→ Information provided
---
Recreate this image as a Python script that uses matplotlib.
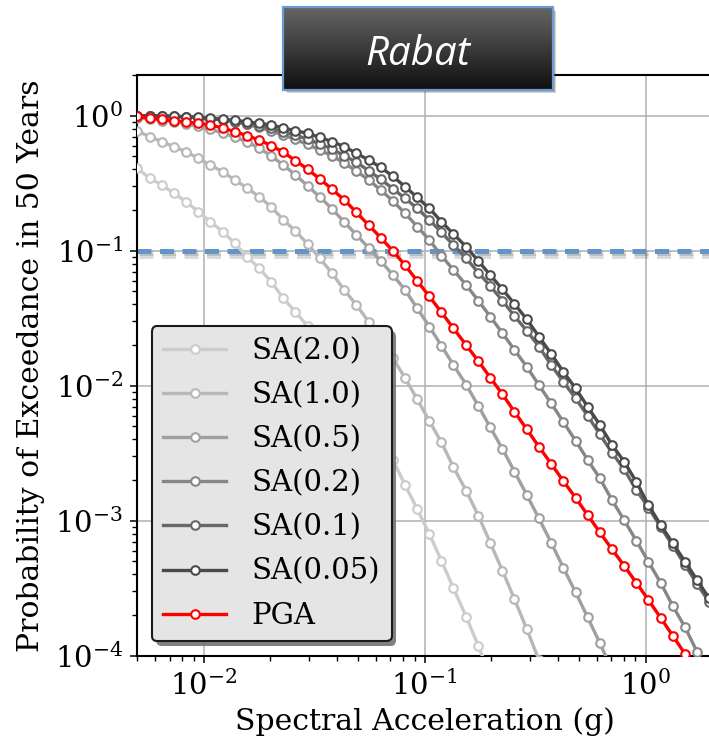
import matplotlib
matplotlib.use("Agg")
import matplotlib.pyplot as plt
import matplotlib.patheffects as pe
from matplotlib.patches import Rectangle
import numpy as np

plt.rcParams["font.family"] = "serif"
plt.rcParams["font.serif"] = ["DejaVu Serif"]
plt.rcParams["mathtext.fontset"] = "dejavuserif"

# intensity measure levels (g)
iml = [0.005, 0.00568, 0.00645, 0.00732, 0.00831, 0.00943, 0.0107, 0.0122, 0.0138,
       0.0157, 0.0178, 0.0202, 0.0229, 0.0260, 0.0295, 0.0335, 0.0381, 0.0432,
       0.0491, 0.0557, 0.0632, 0.0718, 0.0815, 0.0925, 0.105, 0.119, 0.135, 0.154,
       0.175, 0.198, 0.225, 0.255, 0.290, 0.329, 0.374, 0.424, 0.482, 0.547, 0.621,
       0.705, 0.800, 0.908, 1.03, 1.17, 1.33, 1.51, 1.71, 1.94, 2.21]

# probability of exceedance in 50 years, per intensity measure
poe_sa20 = [0.408, 0.344, 0.307, 0.266, 0.231, 0.195, 0.164, 0.138, 0.1135, 0.0903,
            0.0741, 0.0589, 0.0444, 0.0351, 0.0277, 0.0211, 0.0158, 0.0116, 0.0084,
            0.00597, 0.00417, 0.00282, 0.00184, 0.00122, 0.000796, 0.000506,
            0.000316, 0.000195, 0.000118, 0.0000710]
poe_sa10 = [0.770, 0.699, 0.642, 0.589, 0.541, 0.483, 0.431, 0.383, 0.334, 0.291,
            0.251, 0.211, 0.169, 0.140, 0.112, 0.0879, 0.0680, 0.0512, 0.0396,
            0.0298, 0.0218, 0.0160, 0.0114, 0.00793, 0.00548, 0.00381, 0.00249,
            0.00167, 0.00109, 0.000687, 0.000426, 0.000262, 0.000157, 0.0000930]
poe_sa05 = [0.961, 0.945, 0.921, 0.898, 0.868, 0.832, 0.790, 0.745, 0.695, 0.638,
            0.576, 0.503, 0.431, 0.364, 0.302, 0.250, 0.204, 0.163, 0.131, 0.105,
            0.0839, 0.0661, 0.0512, 0.0374, 0.0274, 0.0198, 0.0142, 0.0102, 0.00707,
            0.00492, 0.00340, 0.00231, 0.00155, 0.00104, 0.000687, 0.000449,
            0.000295, 0.000192, 0.000124, 0.0000780]
poe_sa02 = [0.995, 0.992, 0.988, 0.983, 0.976, 0.968, 0.953, 0.929, 0.898, 0.861,
            0.818, 0.770, 0.720, 0.667, 0.612, 0.557, 0.503, 0.446, 0.389, 0.334,
            0.282, 0.233, 0.189, 0.151, 0.120, 0.0918, 0.0720, 0.0557, 0.0426,
            0.0325, 0.0245, 0.0184, 0.0138, 0.0101, 0.00740, 0.00540, 0.00392,
            0.00282, 0.00206, 0.00142, 0.00101, 0.000711, 0.000497, 0.000347,
            0.000233, 0.000162, 0.000107, 0.0000710]
poe_sa01 = [0.998, 0.996, 0.993, 0.988, 0.980, 0.968, 0.950, 0.930, 0.905, 0.875,
            0.843, 0.805, 0.762, 0.719, 0.668, 0.620, 0.565, 0.505, 0.452, 0.392,
            0.338, 0.288, 0.244, 0.206, 0.169, 0.137, 0.110, 0.0880, 0.0687, 0.0548,
            0.0426, 0.0328, 0.0255, 0.0195, 0.0142, 0.0107, 0.00807, 0.00597,
            0.00436, 0.00319, 0.00240, 0.00169, 0.00125, 0.000900, 0.000650,
            0.000470, 0.000340, 0.000250, 0.000180]
poe_sa005 = [0.999, 0.997, 0.995, 0.992, 0.984, 0.972, 0.956, 0.940, 0.925, 0.900,
             0.878, 0.853, 0.810, 0.774, 0.740, 0.691, 0.642, 0.590, 0.526, 0.470,
             0.415, 0.355, 0.298, 0.248, 0.206, 0.164, 0.133, 0.107, 0.0839, 0.0660,
             0.0518, 0.0403, 0.0310, 0.0231, 0.0172, 0.0127, 0.00957, 0.00699,
             0.00512, 0.00364, 0.00274, 0.00194, 0.00131, 0.000930, 0.000680,
             0.000497, 0.000364, 0.000266, 0.000195]
poe_pga = [0.990, 0.957, 0.940, 0.920, 0.897, 0.878, 0.853, 0.810, 0.761, 0.711,
           0.660, 0.600, 0.536, 0.465, 0.401, 0.340, 0.285, 0.238, 0.192, 0.155,
           0.125, 0.0995, 0.0780, 0.0597, 0.0459, 0.0350, 0.0266, 0.0200, 0.0152,
           0.0115, 0.00863, 0.00641, 0.00475, 0.00353, 0.00264, 0.00197, 0.00148,
           0.00110, 0.00082, 0.000614, 0.000464, 0.000347, 0.000259, 0.000191,
           0.000140, 0.000103, 0.0000760]

labels = ["SA(2.0)", "SA(1.0)", "SA(0.5)", "SA(0.2)", "SA(0.1)", "SA(0.05)", "PGA"]
curves = [poe_sa20, poe_sa10, poe_sa05, poe_sa02, poe_sa01, poe_sa005, poe_pga]
colors = ["#cccccc", "#b8b8b8", "#a0a0a0", "#878787", "#686868", "#4a4a4a", "#ff0000"]
target_poe = 0.1
site = "Rabat"

fig = plt.figure(figsize=(7.09, 7.40), dpi=100)
ax = fig.add_axes([0.1937, 0.1139, 0.8106, 0.7847])

# Hazard curves
for lab, col, poe in zip(labels, colors, curves):
    ax.plot(iml[:len(poe)], poe, color=col, lw=2.4, marker="o", ms=6.2,
            mfc="white", mec=col, mew=1.5, label=lab, zorder=3)

ax.axhline(target_poe, color="#6495c8", lw=3.6, ls=(0, (2.8, 1.7)), zorder=2,
           path_effects=[pe.SimpleLineShadow(offset=(1.5, -3.5), shadow_color="0.3", alpha=0.2),
                         pe.SimpleLineShadow(offset=(1, -2), shadow_color="0.3", alpha=0.2),
                         pe.Normal()])

ax.set_xscale("log")
ax.set_yscale("log")
ax.set_xlim(0.005, 2.0)
ax.set_ylim(1e-4, 2.0)
ax.grid(True, which="major", color="#b0b0b0", lw=1.1)
ax.set_axisbelow(True)
for s in ax.spines.values():
    s.set_linewidth(1.5)
ax.tick_params(which="major", length=5.3, width=1.1, labelsize=21, pad=5)
ax.tick_params(which="minor", length=3.4, width=1.0)
ax.set_xlabel("Spectral Acceleration (g)", fontsize=21.5, labelpad=5)
ax.set_ylabel("Probability of Exceedance in 50 Years", fontsize=21.5, labelpad=7)

leg = ax.legend(loc="lower left", fontsize=21, handlelength=2.16, handletextpad=0.86,
                labelspacing=0.55, borderaxespad=0.49, fancybox=True, framealpha=1,
                facecolor="#e5e5e5", edgecolor="#1a1a1a")
leg.get_frame().set_linewidth(1.5)
leg.get_frame().set_path_effects([pe.withSimplePatchShadow(offset=(3.5, -3.5),
                                                           shadow_rgbFace="0.45", alpha=0.9)])

# Title box
bx, by, bw, bh = 0.3996, 0.8784, 0.3799, 0.1117
for off, a in [(3.5, 0.25), (2.5, 0.3)]:
    fig.add_artist(Rectangle((bx + off / 709, by - off / 740), bw, bh,
                             transform=fig.transFigure, fc="0.35", ec="none",
                             alpha=a, zorder=4))
tax = fig.add_axes([bx, by, bw, bh])
tax.set_zorder(5)
grad = np.linspace(0.40, 0.06, 100).reshape(-1, 1)
tax.imshow(grad, cmap="gray", vmin=0, vmax=1, aspect="auto", extent=[0, 1, 0, 1])
tax.set_axis_off()
tax.add_patch(Rectangle((0, 0), 1, 1, transform=tax.transAxes, fill=False,
                        ec="#6a9bd3", lw=1.6, clip_on=False))
tax.text(0.5, 0.30, site, ha="center", va="baseline", color="white", fontsize=29,
         fontstyle="italic", family="Open Sans", transform=tax.transAxes)

fig.savefig("out.png", dpi=100)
---
→ The exercise
Extract the lines exactly, please: the first line of the listing, the line with "0.705, 0.800, 0.908, 1.03, 1.17, 1.33, 1.51, 1.71, 1.94, 2.21]", and every line between them, but no pictures.

→ Full response
Recreate this image as a Python script that uses matplotlib.
import matplotlib
matplotlib.use("Agg")
import matplotlib.pyplot as plt
import matplotlib.patheffects as pe
from matplotlib.patches import Rectangle
import numpy as np

plt.rcParams["font.family"] = "serif"
plt.rcParams["font.serif"] = ["DejaVu Serif"]
plt.rcParams["mathtext.fontset"] = "dejavuserif"

# intensity measure levels (g)
iml = [0.005, 0.00568, 0.00645, 0.00732, 0.00831, 0.00943, 0.0107, 0.0122, 0.0138,
       0.0157, 0.0178, 0.0202, 0.0229, 0.0260, 0.0295, 0.0335, 0.0381, 0.0432,
       0.0491, 0.0557, 0.0632, 0.0718, 0.0815, 0.0925, 0.105, 0.119, 0.135, 0.154,
       0.175, 0.198, 0.225, 0.255, 0.290, 0.329, 0.374, 0.424, 0.482, 0.547, 0.621,
       0.705, 0.800, 0.908, 1.03, 1.17, 1.33, 1.51, 1.71, 1.94, 2.21]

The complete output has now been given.